Tante Hilde und die Seelenpflege
Manchmal muss man ‘raus, sagt meine Tante Hilde. Nicht auf die Straße, nein. Manchmal muss man ‘raus aus sich selbst. Alles hinter sich lassen, was einen bedrückt, bedrängt, die Seele zuschnürt. Deswegen feiert sie Karneval, meine Tante Hilde. Ein bisschen auf der Straße, viel vor dem Fernseher, weil sie nicht mehr so gut zu Fuß ist. Ich muss dann mal ’raus aus meiner Welt, sagt Tante Hilde, damit ich meine Welt wieder besser ertrage. Sie setzt dann ein Mützchen auf, kauft sich ein paar Kreppel und kocht ihren stärksten Kaffee. Dann und wann gönnt sie sich ein Gläschen Likör, allein in ihrem Wohnzimmer oder mit der Freundin von gegenüber. Man erträgt das Leben besser, sagt Tante Hilde, wenn man es auch mal vergisst. Wenn man woanders hinschaut, in die Hände klatscht und lacht, bis einem die Tränen kommen. Tante Hilde ist ein Feierbiest, wie sie selber sagt. Aber nicht um des Feierns willen. Sondern um ihrer Seele willen.

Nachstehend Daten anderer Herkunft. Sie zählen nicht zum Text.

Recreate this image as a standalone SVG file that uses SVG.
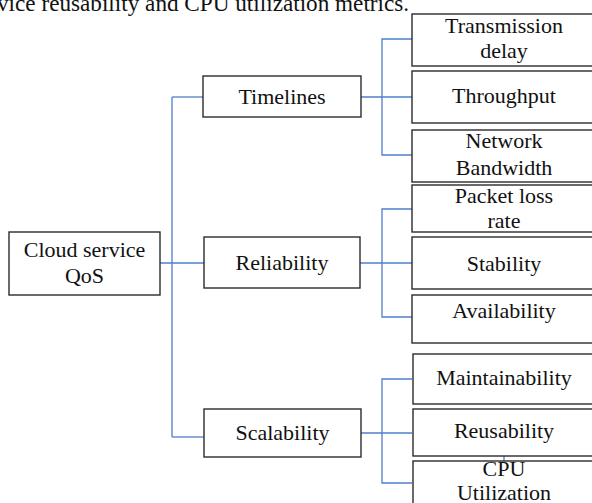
<svg xmlns="http://www.w3.org/2000/svg" width="592" height="503" viewBox="0 0 592 503">
<style>
.box{fill:#fff;stroke:#2b2b2b;stroke-width:1.4}
.t{font-family:"Liberation Serif","Times New Roman",serif;font-size:22px;fill:#111;text-anchor:middle}
.c{fill:none;stroke:#4f7fca;stroke-width:1.3}
</style>
<rect width="592" height="503" fill="#fff"/>
<text x="-3" y="11" style="font-family:'Liberation Serif','Times New Roman',serif;font-size:23.2px;fill:#111">vice reusability and CPU utilization metrics.</text>
<g id="connectors" class="c">
<path d="M160 263H204"/>
<path d="M172 97V437"/>
<path d="M172 97H203"/>
<path d="M172 437H204"/>
<path d="M361 97H412"/>
<path d="M412 39H382V155H412"/>
<path d="M360 263H412"/>
<path d="M412 209H382V317H412"/>
<path d="M361 433H412"/>
<path d="M412 379H382V483H412"/>
<path d="M504 456V461"/>
</g>
<g id="root"><rect class="box" x="9" y="232" width="151" height="63"/><text class="t" x="84.5" y="257">Cloud service</text><text class="t" x="84.5" y="283">QoS</text></g>
<g id="timelines"><rect class="box" x="203" y="76" width="158" height="41"/><text class="t" x="282" y="104">Timelines</text></g>
<g id="reliability"><rect class="box" x="204" y="237" width="156" height="51"/><text class="t" x="282" y="270">Reliability</text></g>
<g id="scalability"><rect class="box" x="204" y="409" width="157" height="48"/><text class="t" x="282.5" y="440">Scalability</text></g>
<g id="transmission"><rect class="box" x="412" y="14" width="200" height="52"/><text class="t" x="504" y="33">Transmission</text><text class="t" x="504" y="58">delay</text></g>
<g id="throughput"><rect class="box" x="412" y="71" width="200" height="52"/><text class="t" x="504" y="103">Throughput</text></g>
<g id="bandwidth"><rect class="box" x="412" y="130" width="200" height="52"/><text class="t" x="504" y="148">Network</text><text class="t" x="504" y="175">Bandwidth</text></g>
<g id="packetloss"><rect class="box" x="412" y="185" width="200" height="47"/><text class="t" x="504" y="203">Packet loss</text><text class="t" x="504" y="228">rate</text></g>
<g id="stability"><rect class="box" x="412" y="237" width="200" height="52"/><text class="t" x="504" y="271">Stability</text></g>
<g id="availability"><rect class="box" x="412" y="295" width="200" height="48"/><text class="t" x="504" y="318">Availability</text></g>
<g id="maintainability"><rect class="box" x="413" y="354" width="200" height="50"/><text class="t" x="504" y="385">Maintainability</text></g>
<g id="reusability"><rect class="box" x="413" y="409" width="200" height="47"/><text class="t" x="504" y="438">Reusability</text></g>
<g id="cpu"><rect class="box" x="413" y="461" width="200" height="60"/><text class="t" x="504" y="476">CPU</text><text class="t" x="504" y="500">Utilization</text></g>
</svg>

Vor ein paar Tagen war sie bei der Altweiberfastnacht. Heute Nachmittag geht sie in ihre Kirchengemeinde zum Seniorennachmittag mit Kostümen. Und weil der Weg viel zu weit ist für ihre alten Füße, wird sie abgeholt. Zwei Stunden singen, lachen, schunkeln ist heute dran. Seit Tagen freut sich Tante Hilde darauf. Das Leben ist nicht zum Lachen, sagt sie. Aber manchmal muss man lachen, damit man das Leben wieder erträgt. Soll ich etwa in meinem Zimmer sitzen und trübsinnig werden? Nein, das passiert oft genug, sagt sie. Karneval gibt es ja, damit die Seele geputzt wird. Karneval ist ja ein richtiges Kirchenfest gewesen. Den hohen Herren mal die Meinung sagen. Den kleinen Mann und die kleine Frau endlich zu Wort kommen lassen. Da dürfen die mal auf den Tisch hauen, die sich das ganze Jahr so viel gefallen lassen. Man darf nicht alles schlucken, sagt Tante Hilde. Das will Gott nicht. Er will, dass ich mich beteilige, mich auch wehre. Möglichst mit Witz. Der Witz reinigt die Seele, sagt Tante Hilde. Wenn ich lache, gehen alle Fenster in meiner Seele auf. Und ich hoffe, dass Gott mit mir lacht.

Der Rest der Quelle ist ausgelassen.